Problem statement: In the material below, list every line carrying the string "diagram".

Records to use:
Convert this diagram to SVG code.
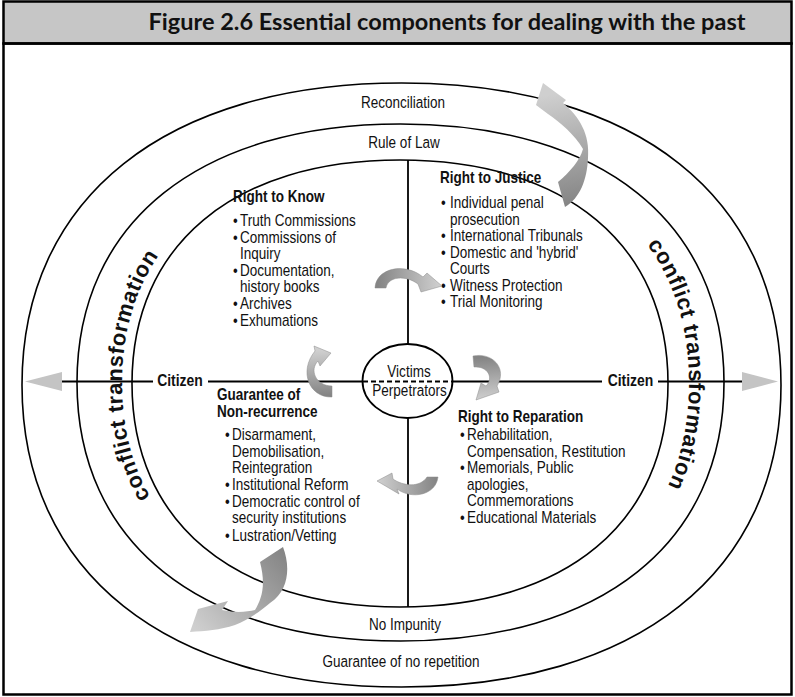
<svg xmlns="http://www.w3.org/2000/svg" width="795" height="697" viewBox="0 0 795 697">
<style>
.ring{fill:none;stroke:#000;stroke-width:1.6}
.ln{stroke:#000;stroke-width:1.8;fill:none}
.t{font-family:"Liberation Sans",Arial,sans-serif;font-size:16px;fill:#111}
.h{font-family:"Liberation Sans",Arial,sans-serif;font-size:16px;font-weight:bold;fill:#111}
.lab{font-family:"Liberation Sans",Arial,sans-serif;font-size:16.5px;fill:#111;text-anchor:middle}
.cz{font-family:"Liberation Sans",Arial,sans-serif;font-size:17px;font-weight:bold;fill:#111;text-anchor:middle}
.ct{font-family:"Liberation Sans",Arial,sans-serif;font-size:22px;font-weight:bold;letter-spacing:0.6px;fill:#111}
.ah{fill:#c4c4c4}
.arr{stroke:#8a8a8a;stroke-width:0.5}
</style>
<defs>
<linearGradient id="gBig1" gradientUnits="userSpaceOnUse" x1="570" y1="205" x2="548" y2="95"><stop offset="0" stop-color="#858585"/><stop offset="1" stop-color="#cfcfcf"/></linearGradient>
<linearGradient id="gBig2" gradientUnits="userSpaceOnUse" x1="282" y1="550" x2="195" y2="628"><stop offset="0" stop-color="#858585"/><stop offset="1" stop-color="#cfcfcf"/></linearGradient>
<linearGradient id="gTop" gradientUnits="userSpaceOnUse" x1="378" y1="285" x2="440" y2="285"><stop offset="0" stop-color="#858585"/><stop offset="1" stop-color="#cfcfcf"/></linearGradient>
<linearGradient id="gRight" gradientUnits="userSpaceOnUse" x1="478" y1="358" x2="480" y2="400"><stop offset="0" stop-color="#858585"/><stop offset="1" stop-color="#cfcfcf"/></linearGradient>
<linearGradient id="gBottom" gradientUnits="userSpaceOnUse" x1="436" y1="480" x2="378" y2="482"><stop offset="0" stop-color="#858585"/><stop offset="1" stop-color="#cfcfcf"/></linearGradient>
<linearGradient id="gLeft" gradientUnits="userSpaceOnUse" x1="330" y1="395" x2="328" y2="350"><stop offset="0" stop-color="#858585"/><stop offset="1" stop-color="#cfcfcf"/></linearGradient>
<path id="ctR" d="M 400 146 C 579.2 146 689 232.3 689 383 C 689 533.7 579.2 620 400 620 C 220.8 620 111 533.7 111 383 C 111 232.3 220.8 146 400 146 Z"/>
<path id="ctL" d="M 400 613 C 227.6 613 122 525.6 122 383 C 122 240.4 227.6 153 400 153 C 572.4 153 678 240.4 678 383 C 678 525.6 572.4 613 400 613 Z"/>
</defs>
<rect x="0" y="0" width="795" height="697" fill="#fff"/>
<g id="title">
<rect x="3.5" y="1.5" width="788" height="42" fill="#c6c6c6" stroke="#000" stroke-width="2.5"/>
<text x="447" y="30" font-family="Lato,'Open Sans','Liberation Sans',sans-serif" font-size="23" font-weight="bold" text-anchor="middle" textLength="597" lengthAdjust="spacingAndGlyphs" fill="#111">Figure 2.6 Essential components for dealing with the past</text>
</g>
<rect x="3.5" y="43.5" width="788" height="651" fill="none" stroke="#000" stroke-width="2.5"/>
<g id="rings">
<path id="outer" class="ring" d="M 781 385 C 781 572.2 636.8 687 401.5 687 C 166.2 687 22 572.2 22 385 C 22 197.8 166.2 83 401.5 83 C 636.8 83 781 197.8 781 385 Z"/>
<path id="middle" class="ring" d="M 724 382.5 C 724 542.8 601.1 641 400.5 641 C 199.9 641 77 542.8 77 382.5 C 77 222.2 199.9 124 400.5 124 C 601.1 124 724 222.2 724 382.5 Z"/>
<path id="inner" class="ring" d="M 668 383.5 C 668 522.1 566.2 607 400 607 C 233.8 607 132 522.1 132 383.5 C 132 244.9 233.8 160 400 160 C 566.2 160 668 244.9 668 383.5 Z"/>
</g>
<g id="connectors">
<line class="ln" x1="408" y1="160" x2="408" y2="344"/>
<line class="ln" x1="408" y1="418" x2="408" y2="607"/>
<line class="ln" x1="62" y1="381.5" x2="153" y2="381.5"/>
<line class="ln" x1="208" y1="381.5" x2="363" y2="381.5"/>
<line class="ln" x1="363" y1="381.5" x2="452" y2="381.5" stroke-dasharray="5 3"/>
<line class="ln" x1="452" y1="381.5" x2="602" y2="381.5"/>
<line class="ln" x1="658" y1="381.5" x2="742" y2="381.5"/>
<polygon class="ah" points="25,381.5 62,372 62,391"/>
<polygon class="ah" points="778,381.5 742,372 742,391"/>
</g>
<g id="ring-labels">
<text class="lab" transform="translate(403 107.5) scale(0.82 1)">Reconciliation</text>
<text class="lab" transform="translate(404 147.5) scale(0.82 1)">Rule of Law</text>
<text class="lab" transform="translate(405 630) scale(0.82 1)">No Impunity</text>
<text class="lab" transform="translate(401 667) scale(0.82 1)">Guarantee of no repetition</text>
<text class="ct"><textPath href="#ctL" startOffset="25.5%" text-anchor="middle">conflict transformation</textPath></text>
<text class="ct"><textPath href="#ctR" startOffset="23.8%" text-anchor="middle">conflict transformation</textPath></text>
<text class="cz" transform="translate(180 386) scale(0.82 1)">Citizen</text>
<text class="cz" transform="translate(630.5 386) scale(0.82 1)">Citizen</text>
</g>
<g id="center">
<ellipse cx="407.5" cy="381" rx="45" ry="37" fill="none" stroke="#000" stroke-width="1.8"/>
<text class="lab" transform="translate(409 377) scale(0.82 1)">Victims</text>
<text class="lab" transform="translate(409.5 396) scale(0.82 1)">Perpetrators</text>
</g>
<g id="right-to-know" transform="translate(233 0) scale(0.845 1)">
<text class="h" x="0" y="202">Right to Know</text>
<text class="t" x="0" y="226">•</text><text class="t" x="8.3" y="226">Truth Commissions</text>
<text class="t" x="0" y="242.7">•</text><text class="t" x="8.3" y="242.7">Commissions of</text>
<text class="t" x="8.3" y="259.3">Inquiry</text>
<text class="t" x="0" y="276">•</text><text class="t" x="8.3" y="276">Documentation,</text>
<text class="t" x="8.3" y="292.5">history books</text>
<text class="t" x="0" y="309.3">•</text><text class="t" x="8.3" y="309.3">Archives</text>
<text class="t" x="0" y="326">•</text><text class="t" x="8.3" y="326">Exhumations</text>
</g>
<g id="right-to-justice" transform="translate(440 0) scale(0.845 1)">
<text class="h" x="0" y="183">Right to Justice</text>
<text class="t" x="1.2" y="208.3">•</text><text class="t" x="11.8" y="208.3">Individual penal</text>
<text class="t" x="11.8" y="224.6">prosecution</text>
<text class="t" x="1.2" y="241.5">•</text><text class="t" x="11.8" y="241.5">International Tribunals</text>
<text class="t" x="1.2" y="258.2">•</text><text class="t" x="11.8" y="258.2">Domestic and 'hybrid'</text>
<text class="t" x="11.8" y="274.5">Courts</text>
<text class="t" x="1.2" y="290.8">•</text><text class="t" x="11.8" y="290.8">Witness Protection</text>
<text class="t" x="1.2" y="307.2">•</text><text class="t" x="11.8" y="307.2">Trial Monitoring</text>
</g>
<g id="non-recurrence" transform="translate(217 0) scale(0.845 1)">
<text class="h" x="0" y="400">Guarantee of</text>
<text class="h" x="0" y="416.7">Non-recurrence</text>
<text class="t" x="9.5" y="440">•</text><text class="t" x="17.8" y="440">Disarmament,</text>
<text class="t" x="17.8" y="456.7">Demobilisation,</text>
<text class="t" x="17.8" y="473.3">Reintegration</text>
<text class="t" x="9.5" y="490">•</text><text class="t" x="17.8" y="490">Institutional Reform</text>
<text class="t" x="9.5" y="506.7">•</text><text class="t" x="17.8" y="506.7">Democratic control of</text>
<text class="t" x="17.8" y="523.3">security institutions</text>
<text class="t" x="9.5" y="540.7">•</text><text class="t" x="17.8" y="540.7">Lustration/Vetting</text>
</g>
<g id="right-to-reparation" transform="translate(458 0) scale(0.845 1)">
<text class="h" x="0" y="421.7">Right to Reparation</text>
<text class="t" x="2.4" y="440">•</text><text class="t" x="10.7" y="440">Rehabilitation,</text>
<text class="t" x="10.7" y="457">Compensation, Restitution</text>
<text class="t" x="2.4" y="473.4">•</text><text class="t" x="10.7" y="473.4">Memorials, Public</text>
<text class="t" x="10.7" y="489.8">apologies,</text>
<text class="t" x="10.7" y="506.5">Commemorations</text>
<text class="t" x="2.4" y="523.3">•</text><text class="t" x="10.7" y="523.3">Educational Materials</text>
</g>
<g id="arrows">
<path id="big-arrow-top" fill="url(#gBig1)" d="M 543 83 L 566 100 L 563 103 C 580 117 590 135 588 158 C 587 180 580 198 565 207 L 558 182 C 570 172 580 160 583 149 C 575 135 560 122 548 114 L 536 105 Z"/>
<path id="big-arrow-bottom" fill="url(#gBig2)" d="M 190 632 L 198 609 L 228 601 L 222 610 C 235 613 247 612 255 610 C 262 598 266 585 260 562 L 283 547 C 290 565 290 590 270 603 C 262 610 248 620 235 625 C 220 630 205 631 190 632 Z"/>
<path id="arrow-top" class="arr" fill="url(#gTop)" d="M 375 288 C 376 268 405 262 423 277 L 427 273 L 442 286 L 421 292 L 418 284 C 406 275 388 276 386 288 Z"/>
<path id="arrow-right" class="arr" fill="url(#gRight)" d="M 473 356 C 492 352 508 368 497 386 L 499 392 L 476 400 L 481 383 L 486 386 C 494 378 488 366 474 367 Z"/>
<path id="arrow-bottom" class="arr" fill="url(#gBottom)" d="M 438 477 C 436 495 412 500 397 489 L 399 494 L 377 481 L 392 473 L 393 479 C 403 486 420 488 427 477 Z"/>
<path id="arrow-left" class="arr" fill="url(#gLeft)" d="M 332 397 C 310 398 298 372 315 351 L 314 346 L 331 353 L 320 366 L 318 361 C 309 370 316 386 332 386 Z"/>
</g>
</svg>
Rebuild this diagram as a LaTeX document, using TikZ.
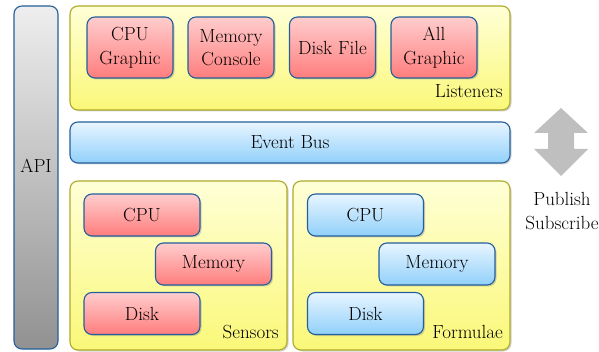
\documentclass[tikz,border=0pt]{standalone}
\usetikzlibrary{shadows}
\definecolor{edgeblue}{RGB}{35,95,155}
\definecolor{edgeolive}{RGB}{175,170,40}
\tikzset{
  layer/.style={draw=edgeolive,line width=1.1pt,rounded corners=8pt,top color={rgb,255:red,255;green,255;blue,215},bottom color={rgb,255:red,250;green,248;blue,120},drop shadow={shadow xshift=1.5pt,shadow yshift=-1.5pt,opacity=.35}},
  redbox/.style={draw=edgeblue,line width=1.1pt,rounded corners=8pt,align=center,top color={rgb,255:red,255;green,205;blue,205},bottom color={rgb,255:red,255;green,125;blue,125},drop shadow={shadow xshift=1.5pt,shadow yshift=-1.5pt,opacity=.35}},
  bluebox/.style={draw=edgeblue,line width=1.1pt,rounded corners=8pt,align=center,top color={rgb,255:red,232;green,245;blue,255},bottom color={rgb,255:red,145;green,208;blue,250},drop shadow={shadow xshift=1.5pt,shadow yshift=-1.5pt,opacity=.35}},
  graybox/.style={draw=edgeblue,line width=1.1pt,rounded corners=8pt,top color={rgb,255:red,238;green,238;blue,238},bottom color={rgb,255:red,145;green,145;blue,145}},
  tag/.style={inner sep=0pt,anchor=base east}
}
\begin{document}
\begin{tikzpicture}[x=1pt,y=-1pt,every node/.style={font=\fontsize{19}{23.5}\selectfont}]
\useasboundingbox (0,0) rectangle (599,352);
% API column
\node [graybox,minimum width=44pt,minimum height=343pt,label={[yshift=12pt]center:API}] (api) at (36,177.5) {};
% listeners
\node [layer,minimum width=440pt,minimum height=104pt] (listeners) at (290,58) {};
\node [tag] (listenerstag) at (503,98) {Listeners};
\node [redbox,minimum width=86pt,minimum height=61pt] (cpugraphic) at (130,47.5) {CPU\\Graphic};
\node [redbox,minimum width=86pt,minimum height=61pt] (memconsole) at (231,47.5) {Memory\\Console};
\node [redbox,minimum width=86pt,minimum height=61pt] (diskfile) at (332.5,47.5) {Disk File};
\node [redbox,minimum width=86pt,minimum height=61pt] (allgraphic) at (434,47.5) {All\\Graphic};
% bus
\node [bluebox,minimum width=440pt,minimum height=41pt] (bus) at (290,142.5) {Event Bus};
% sensors
\node [layer,minimum width=217pt,minimum height=169pt] (sensors) at (178.5,265.5) {};
\node [tag] (sensorstag) at (279,338) {Sensors};
\node [redbox,minimum width=116pt,minimum height=42pt] (scpu) at (142,215) {CPU};
\node [redbox,minimum width=116pt,minimum height=42pt] (smem) at (213.5,264) {Memory};
\node [redbox,minimum width=116pt,minimum height=42pt] (sdisk) at (142,313.5) {Disk};
% formulae
\node [layer,minimum width=217pt,minimum height=169pt] (formulae) at (401.5,265.5) {};
\node [tag] (formulaetag) at (503,338) {Formulae};
\node [bluebox,minimum width=116pt,minimum height=42pt] (fcpu) at (365.5,215) {CPU};
\node [bluebox,minimum width=116pt,minimum height=42pt] (fmem) at (437,264) {Memory};
\node [bluebox,minimum width=116pt,minimum height=42pt] (fdisk) at (365.5,313.5) {Disk};
% publish / subscribe
\fill [gray!50] (561,108)--(588,133)--(574,133)--(574,149)--(588,149)--(561,176)--(534,149)--(548,149)--(548,133)--(534,133)--cycle;
\node [align=center] (pubsub) at (562,211) {Publish\\Subscribe};
\end{tikzpicture}
\end{document}
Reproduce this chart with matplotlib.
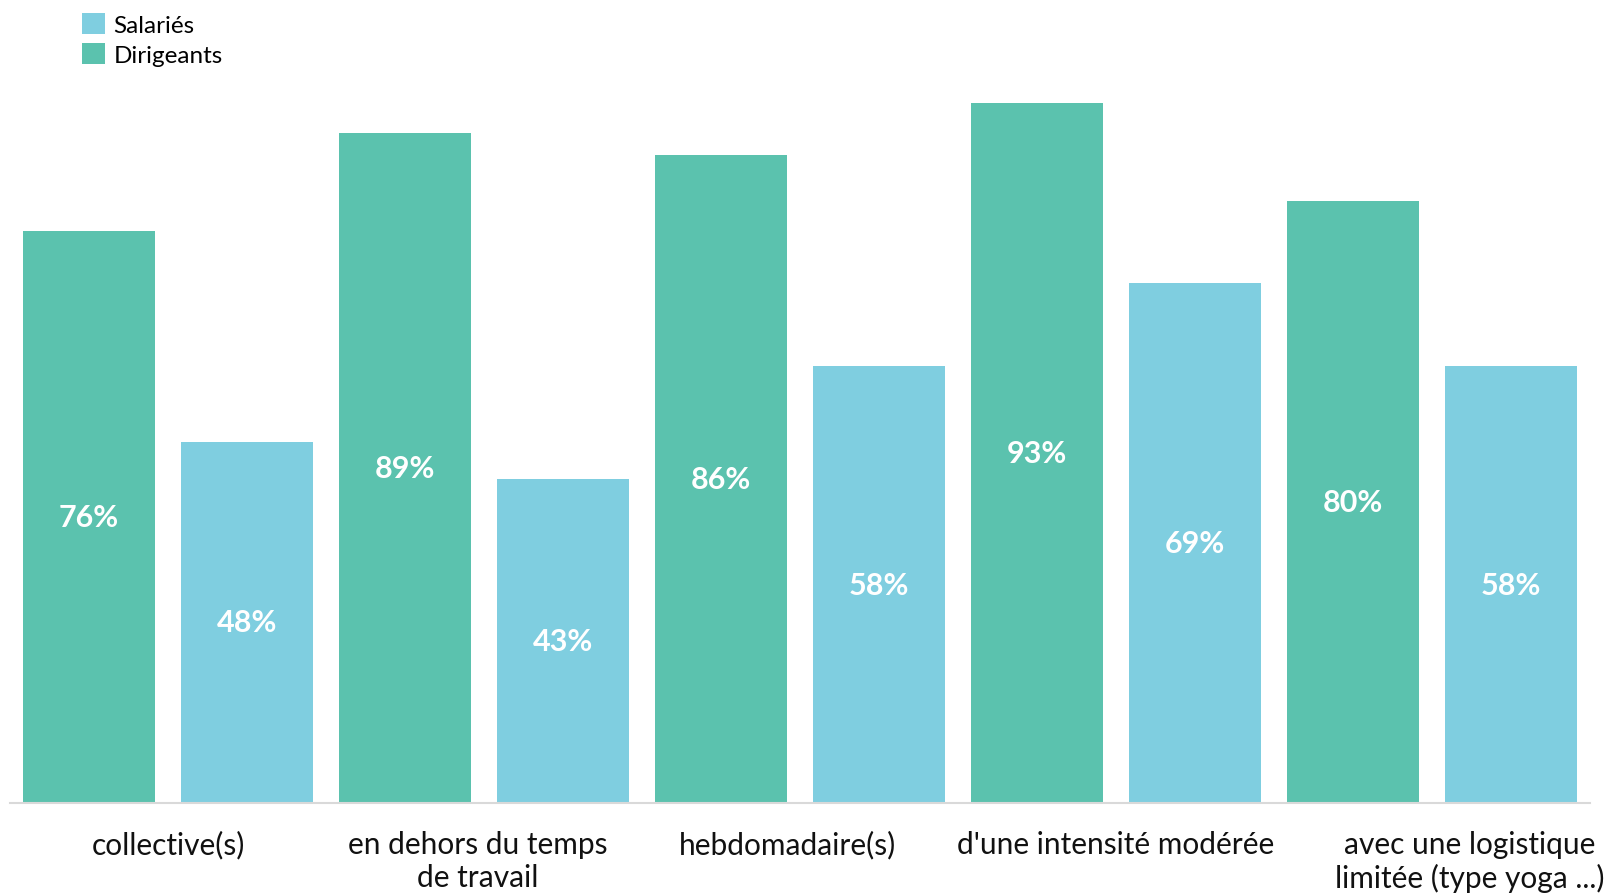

Reply:
Convert this diagram to SVG code.
Rebuild this diagram as a LaTeX document, using TikZ.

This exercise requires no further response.